Les pouvoirs spéciaux accordés au gouvernement Wilmès
Les pouvoirs spéciaux accordés au gouvernement Wilmès
De notre correspondant, Max Hellef (Bruxelles) - Le coronavirus a eu raison des divisions des partis politiques belges. Dimanche vers 23 heures, Sabine Laruelle et Patrick Dewael ont annoncé l'accord intervenu entre dix partis au cours de la journée pour soutenir le gouvernement minoritaire de la libérale Sophie Wilmès. Cet exécutif pourra recourir aux pouvoirs spéciaux pendant une période maximale de six mois. Six mois qui seront essentiellement consacrés à tenter de résoudre la crise sanitaire du Covid-19.
Le gouvernement reste constitué des trois partis rescapés de la chute du gouvernement Michel en décembre 2018. Soit les libéraux du nord et du sud pays (le Mouvement réformateur et l'Open VLD) ainsi que les chrétiens-démocrates flamands du CD&V. L'actuel gouvernement Wilmès ne dispose que de 38 sièges (sur 150) à la Chambre des représentants.

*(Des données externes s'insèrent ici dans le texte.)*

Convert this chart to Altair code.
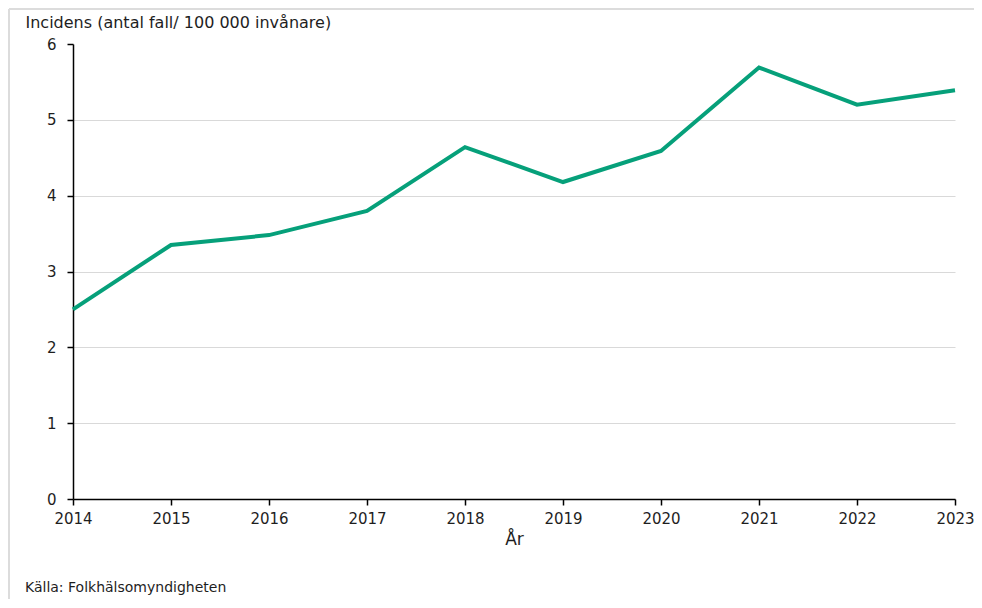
import altair as alt
import pandas as pd

years = [2014, 2015, 2016, 2017, 2018, 2019, 2020, 2021, 2022, 2023]
incidence = [2.50, 3.35, 3.48, 3.80, 4.64, 4.18, 4.59, 5.69, 5.20, 5.39]
y_ticks = [0, 1, 2, 3, 4, 5, 6]
y_title = "Incidens (antal fall/ 100 000 invånare)"
x_title = "År"
source = "Källa: Folkhälsomyndigheten"

FONT = "DejaVu Sans"
TXT = "#1e1e1e"
W, H = 882, 455

df = pd.DataFrame({"year": years, "value": incidence})

x_scale = alt.Scale(domain=[years[0], years[-1]], nice=False, zero=False)
y_scale = alt.Scale(domain=[0, 6], nice=False)

line = alt.Chart(df).mark_line(color="#06A07A", strokeWidth=4, strokeJoin="miter").encode(
    x=alt.X(
        "year:Q",
        scale=x_scale,
        axis=alt.Axis(
            values=years,
            format="d",
            title=x_title,
            grid=False,
            domainColor="#000000",
            domainWidth=1.5,
            tickColor="#000000",
            tickWidth=1.5,
            tickSize=6,
            labelPadding=6,
            labelFontSize=15,
            labelFont=FONT,
            labelColor=TXT,
            labelFlush=False,
            labelOverlap=False,
            titleFont=FONT,
            titleFontSize=17,
            titleFontWeight="normal",
            titleColor=TXT,
            titleBaseline="alphabetic",
            titleY=45,
        ),
    ),
    y=alt.Y(
        "value:Q",
        scale=y_scale,
        axis=alt.Axis(
            values=y_ticks,
            title=y_title,
            grid=True,
            gridColor="#d9d9d9",
            gridWidth=1,
            gridOpacity={"condition": {"test": "datum.value >= 6", "value": 0}, "value": 1},
            domainColor="#000000",
            domainWidth=1.5,
            tickColor="#000000",
            tickWidth=1.5,
            tickSize=6,
            labelPadding=11,
            labelFontSize=15,
            labelFont=FONT,
            labelColor=TXT,
            titleFont=FONT,
            titleFontSize=16,
            titleFontWeight="normal",
            titleColor=TXT,
            titleAngle=0,
            titleAlign="left",
            titleBaseline="alphabetic",
            titleX=-48,
            titleY=-17,
        ),
    ),
)

src = alt.Chart(pd.DataFrame({"t": [source]})).mark_text(
    align="left", baseline="alphabetic", font=FONT, fontSize=14, color=TXT
).encode(text="t:N", x=alt.value(-48), y=alt.value(548))

frame_top = alt.Chart(pd.DataFrame({"a": [0]})).mark_rule(color="#dcdcdc", strokeWidth=2).encode(
    x=alt.value(-64), x2=alt.value(W + 30), y=alt.value(-35)
)
frame_left = alt.Chart(pd.DataFrame({"a": [0]})).mark_rule(color="#dcdcdc", strokeWidth=2).encode(
    x=alt.value(-64), y=alt.value(-35), y2=alt.value(H + 110)
)

chart = alt.layer(line, src, frame_top, frame_left).properties(
    width=W,
    height=H,
    background="white",
    padding={"left": 65, "top": 36, "right": 19, "bottom": 100},
    autosize=alt.AutoSizeParams(type="none"),
).configure_view(stroke=None)

chart.save("out.html", embed_options={"renderer": "svg", "actions": False})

Tous les autres partis – à l’exception des communistes du PTB et du Vlaams Belang (extrême droite flamande) - soutiennent l'actuel gouvernement minoritaire: les socialistes, les verts, la N-VA nationaliste flamande, le parti humaniste CDH et les libéraux-sociaux de Défi. Ils autorisent de facto l'exécutif emmené par Sophie Wilmès à disposer des pouvoirs spéciaux afin de prendre en urgence les mesures qui s'imposent, sans passer par le Parlement. Ce n'est pas une première: dans les années 80, les pouvoirs spéciaux furent déjà décrétés pour permettre à certains gouvernements Martens de faire face aux difficultés économiques que rencontrait alors le pays. En 2009, il était cette fois question de la grippe H1N1.

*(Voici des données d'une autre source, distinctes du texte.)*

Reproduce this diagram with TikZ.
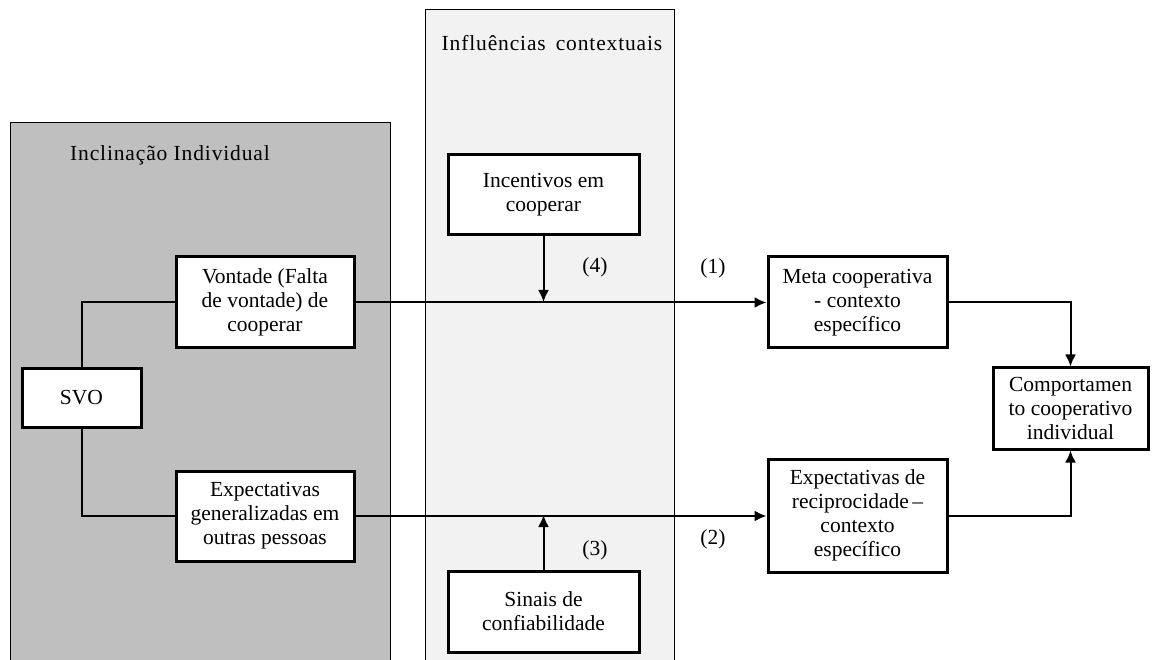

Une telle union est remarquable et témoigne de l'importance du moment. Elle se substitue à la tentative avortée de former ce week-end un gouvernement d'urgence qui aurait réuni les deux ennemis jurés de la politique belge: les socialistes francophones de Paul Magnette et les nationalistes flamands de Bart De Wever. Un accord paraissait possible dimanche matin, lorsqu'à l’heure du déjeuner le leader socialiste a rejeté toute possibilité de compromis. Il a accusé son adversaire de vouloir tirer un profit personnel de la crise. Bart De Wever, le président du principal parti du pays en ordre d'importance, entendait devenir Premier ministre du prochain gouvernement. Il n'y aura donc pas de nouveau gouvernement réunissant le PS et la N-VA ou de gouvernement «d'union nationale», du moins d’ici la rentrée.
Il reste au gouvernement de Sophie Wilmès à demander un vote de confiance à la Chambre. Celui-ci devrait être obtenu sans problème jeudi alors que la Belgique pique du nez dans la pandémie. Ce lundi matin, le pays fait de surcroît face à un scandale potentiel : des masques qui devaient être livrés par une entreprise turque risquent de ne pas arriver entre les mains des Belges en raison d’une fraude. Quant aux hôpitaux mis sur le pied de guerre, ils s’attendent à être débordés rapidement. Dimanche, le bilan humain du Covid-19 s’élevait à 4 morts et 886 personnes contaminées. La barre des 1000 cas est proche.
La satisfaction était bien présente dimanche soir chez les informateurs royaux Sabine Laruelle et Patrick Dewael. «Je voudrais remercier l'ensemble des présidentes et présidents de partis démocratiques de ce pays qui ont pu mettre le pays avant les intérêts de leurs propres partis», a d'abord déclaré la libérale francophone Sabine Laruelle, avant de préciser que le roi va nommer - sans doute ce lundi - la Première ministre formatrice.
Ce n'est pas un chèque en blanc
«Elle sera chargée de rédiger avec les dix partis démocratiques une déclaration et elle obtiendra le soutien de ces dix partis au niveau du Parlement. D'un gouvernement en affaires courantes, on passera bien à un gouvernement de plein exercice. Ce sera un gouvernement avec un programme limité. L'urgence aujourd'hui, c'est lutter contre le coronavirus», a ajouté Sabine Laruelle.
Une première évaluation aura lieu dans les trois mois. Le mandat accordé au gouvernement Wilmès pourra être prolongé d’un trimestre. «Ce n'est pas un chèque en blanc que les partis donnent à ce gouvernement, ils souhaitent pouvoir être consultés», a tenu à préciser Sabine Laruelle.